Objective: An anti-hepatitis A virus seroprevalence survey was performed in 1997 in 1052 French army recruits (mean age: 21.2 years). To describe epidemiological trends, the current pattern was compared to previous results obtained by similar methods in 1985, 1990 and 1993.
Results: In 1997, overall anti-hepatitis A virus seroprevalence was 11.5%. The greatest risk factor of hepatitis A infection was related to travel in intermediate or highly endemic areas for hepatitis A virus: 46% of overseas residents (odds ratio = 10.3), 28% of recruits who had travelled in developing countries (odds ratio = 3.7) and 7.65% of French living in industrialised countries are anti-hepatitis A virus antibody positive. Moreover, seroprevalence was higher in subjects with a history of icteria (adjusted odds ratio = 3.5) and families with at least 3 children (adjusted odds ratio = 3). No association was found with drinking water, socioeconomic status such as baccalaureat degree, or parents profession. The seroepidemiological shift of hepatitis A, as assessed in three previous studies, shows a marked decrease of 20% in 12 years from 30.4% in 1985, to 21.3% in 1990, to 16.3% in 1993, and to 11.5% in 1997. The decrease in the prevalence of anti-hepatitis A virus was more marked in young adults who had never travelled in endemic countries (decrease of 20%) than those who had visited or lived in developing countries (decrease of 10%).

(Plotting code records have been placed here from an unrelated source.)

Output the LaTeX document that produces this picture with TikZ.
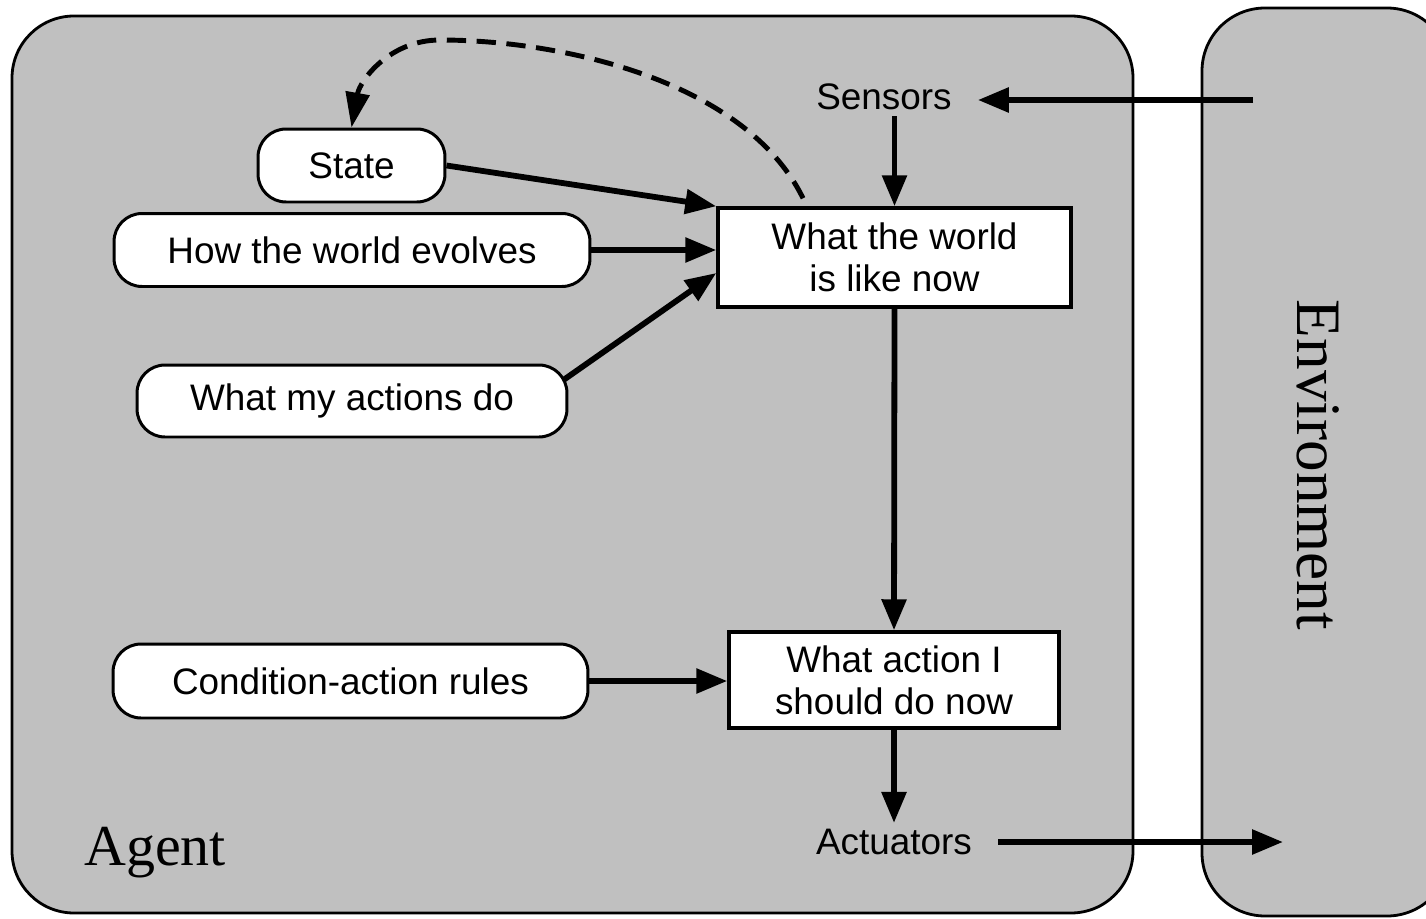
\documentclass[tikz,border=0pt]{standalone}
\usepackage{fontspec}
\setmainfont{Liberation Sans}
\newfontfamily\serifface{Liberation Serif}
\usetikzlibrary{arrows.meta,calc}

\definecolor{panelgray}{RGB}{192,192,192}

\begin{document}
\begin{tikzpicture}[x=0.02cm,y=-0.02cm,
  every node/.style={font=\fontsize{21}{24}\selectfont},
  pill/.style={draw, line width=1.7pt, fill=white, rounded corners=0.56cm,
               inner sep=0pt, align=center},
  panel/.style={draw, line width=2pt, fill=white, inner sep=0pt, align=center},
  flow/.style={line width=3.3pt, -{Triangle[length=0.62cm,width=0.48cm]}},
  feedback/.style={line width=2.8pt, dash pattern=on 11pt off 6pt,
                   -{Triangle[length=0.7cm,width=0.47cm]}},
  ]
\useasboundingbox[fill=white] (0,0) rectangle (1426,919);

% agent and environment panels
\begin{scope}
  \clip (0,0) rectangle (1426,919);
  \draw[fill=panelgray, line width=1.6pt, rounded corners=1.24cm]
    (12,16) rectangle (1133,913);
  \draw[fill=panelgray, line width=1.6pt, rounded corners=1.26cm]
    (1202,8) rectangle (1450,916);
\end{scope}

% knowledge held by the agent
\node[pill, minimum width=3.74cm, minimum height=1.46cm] (state) at (351.5,165.5) {State};
\node[pill, minimum width=9.52cm, minimum height=1.46cm] (evolves) at (352,250) {How the world evolves};
\node[pill, minimum width=8.6cm, minimum height=1.44cm] (actions) at (352,401) {What my actions do};
\node[pill, minimum width=9.5cm, minimum height=1.48cm] (rules) at (350.5,681) {Condition-action rules};

% processing steps
\node[panel, minimum width=7.06cm, minimum height=1.98cm] (wn) at (894.5,257.5) {What the world\\is like now};
\node[panel, minimum width=6.6cm, minimum height=1.92cm] (act) at (894,680) {What action I\\should do now};

% interface labels
\node (sensors) at (884,97) {Sensors};
\node (actuators) at (894,842) {Actuators};
\node[font=\serifface\fontsize{33}{36}\selectfont, anchor=base west, inner sep=0pt]
  (agent) at (84,865) {Agent};
\node[font=\serifface\fontsize{36}{40}\selectfont, rotate=-90, inner sep=0pt]
  (envlabel) at (1318,465) {Environment};

\coordinate (envin) at (1253,100);
\coordinate (envout) at (1283,843);

% connectors
\draw[flow, shorten >=0.4cm] (envin) -- (sensors.east |- envin);
\draw[flow] (wn.north |- sensors.south) -- (wn.north);
\draw[flow] (state.east) -- (wn.north west);
\draw[flow] (evolves.east) -- (evolves.east -| wn.west);
\draw[flow] ([xshift=-0.1cm,yshift=0.42cm]actions.east) -- ([yshift=-0.31cm]wn.west);
\draw[flow] (wn.south) -- (act.north);
\draw[flow] (rules.east) -- (rules.east -| act.west);
\draw[flow] (act.south) -- (act.south |- actuators.north);
\draw[flow, shorten <=0.4cm] (actuators.east) -- (actuators.east -| envout);

% state update feedback
\draw[feedback] ([xshift=-1.83cm,yshift=0.16cm]wn.north)
  .. controls (745,80) and (560,40) .. (440,40)
  .. controls (390,40) and (360,80) .. (state.north);
\end{tikzpicture}
\end{document}
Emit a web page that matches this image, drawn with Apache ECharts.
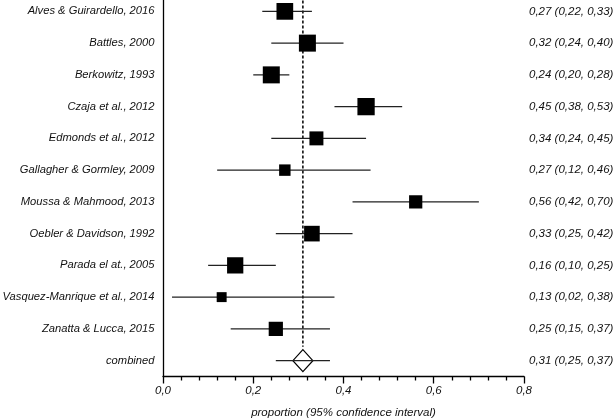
<!DOCTYPE html>
<html>
<head>
<meta charset="utf-8">
<script src="https://cdn.jsdelivr.net/npm/echarts@6/dist/echarts.min.js"></script>
<style>
html,body{margin:0;padding:0;background:#fff;}
#chart{width:615px;height:418px;}
</style>
</head>
<body>
<div id="chart"></div>
<script>
// ---- data ----
var studies = [
  'Alves & Guirardello, 2016',
  'Battles, 2000',
  'Berkowitz, 1993',
  'Czaja et al., 2012',
  'Edmonds et al., 2012',
  'Gallagher & Gormley, 2009',
  'Moussa & Mahmood, 2013',
  'Oebler & Davidson, 1992',
  'Parada el at., 2005',
  'Vasquez-Manrique et al., 2014',
  'Zanatta & Lucca, 2015',
  'combined'
];
var estimates = [0.27, 0.32, 0.24, 0.45, 0.34, 0.27, 0.56, 0.33, 0.16, 0.13, 0.25, 0.31];
var lower     = [0.22, 0.24, 0.20, 0.38, 0.24, 0.12, 0.42, 0.25, 0.10, 0.02, 0.15, 0.25];
var upper     = [0.33, 0.40, 0.28, 0.53, 0.45, 0.46, 0.70, 0.42, 0.25, 0.38, 0.37, 0.37];
// relative study weights (%), read from the square areas
var weights   = [11.3, 11.7, 11.7, 12.1, 7.9, 5.3, 7.1, 9.9, 10.7, 4.0, 8.2, null];
var xTicks = [0, 0.2, 0.4, 0.6, 0.8];

// ---- build ----
function fmt(v){ return v.toFixed(2).replace('.', ','); }
var rightLabels = estimates.map(function(e, i){
  return fmt(e) + ' (' + fmt(lower[i]) + ', ' + fmt(upper[i]) + ')';
});
var combinedIdx = studies.length - 1;
var pooled = estimates[combinedIdx];

var rows = studies.map(function(s, i){
  return [estimates[i], i, lower[i], upper[i], weights[i] == null ? 0 : weights[i]];
});

var FONT = "'Liberation Sans', Arial, sans-serif";
var txt = {fontFamily: FONT, fontStyle: 'italic', fontSize: 11.5, color: '#111'};
var txtLeft = Object.assign({}, txt, {fontSize: 11.2});
var SQ = 4.97;      // px per sqrt(weight)
var DIA_W = 10, DIA_H = 11;

var chart = echarts.init(document.getElementById('chart'), null, {renderer: 'canvas'});
chart.setOption({
  animation: false,
  backgroundColor: '#fff',
  grid: {left: 163, right: 91, top: -4.5, bottom: 41.5, containLabel: false, outerBoundsMode: 'none'},
  xAxis: {
    type: 'value', min: 0, max: 0.8, interval: 0.2,
    axisLine: {show: true, lineStyle: {color: '#000', width: 1.3}},
    axisTick: {show: true, length: 7, lineStyle: {color: '#000', width: 1.3}},
    minorTick: {show: true, splitNumber: 5, length: 4, lineStyle: {color: '#000', width: 1.3}},
    splitLine: {show: false},
    axisLabel: Object.assign({margin: 8, formatter: function(v){ return v.toFixed(1).replace('.', ','); }}, txt),
    name: 'proportion (95% confidence interval)',
    nameLocation: 'middle', nameGap: 30,
    nameTextStyle: txt
  },
  yAxis: [{
    type: 'category', data: studies, inverse: true,
    axisLine: {show: true, lineStyle: {color: '#000', width: 1.3}},
    axisTick: {show: false},
    splitLine: {show: false},
    axisLabel: Object.assign({margin: 8.5}, txtLeft)
  }, {
    type: 'category', data: rightLabels, inverse: true, position: 'right',
    axisLine: {show: false}, axisTick: {show: false}, splitLine: {show: false},
    axisLabel: Object.assign({margin: 5, align: 'left'}, txt)
  }],
  series: [{
    type: 'custom',
    data: [[pooled]],
    encode: {x: 0},
    z: 1,
    renderItem: function(params, api){
      var band = api.size([0, 1])[1];
      var top = api.coord([api.value(0), 0]);
      var bot = api.coord([api.value(0), combinedIdx]);
      return {
        type: 'line',
        shape: {x1: top[0], y1: top[1] - band / 2, x2: bot[0], y2: bot[1] - DIA_H - 3},
        style: {stroke: '#000', lineWidth: 1.5, lineDash: [3, 2]}
      };
    }
  }, {
    type: 'custom',
    data: rows,
    encode: {x: 0, y: 1},
    z: 2,
    renderItem: function(params, api){
      var idx = api.value(1);
      var c = api.coord([api.value(0), idx]);
      var l = api.coord([api.value(2), idx]);
      var r = api.coord([api.value(3), idx]);
      var children = [];
      if (idx === combinedIdx) {
        children.push({
          type: 'polygon',
          shape: {points: [[c[0], c[1] - DIA_H], [c[0] + DIA_W, c[1]], [c[0], c[1] + DIA_H], [c[0] - DIA_W, c[1]]]},
          style: {fill: '#fff', stroke: '#000', lineWidth: 1.2}
        });
      }
      children.push({
        type: 'line',
        shape: {x1: l[0], y1: c[1], x2: r[0], y2: c[1]},
        style: {stroke: '#222', lineWidth: 1.3}
      });
      if (idx !== combinedIdx) {
        var s = Math.sqrt(api.value(4)) * SQ;
        children.push({
          type: 'rect',
          shape: {x: c[0] - s / 2, y: c[1] - s / 2, width: s, height: s},
          style: {fill: '#000'}
        });
      }
      return {type: 'group', children: children};
    }
  }]
});
</script>
</body>
</html>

Conclusion: Although France is not highly endemic for hepatitis A thanks to improved hygiene and housing conditions over the past 20 years, a pattern of intermediate endemicity was seen in French overseas areas in which the risk of outbreaks of hepatitis A was higher. The decrease in anti-hepatitis A virus seroprevalence in French youth can be used to draft a public health policy for hepatitis A control.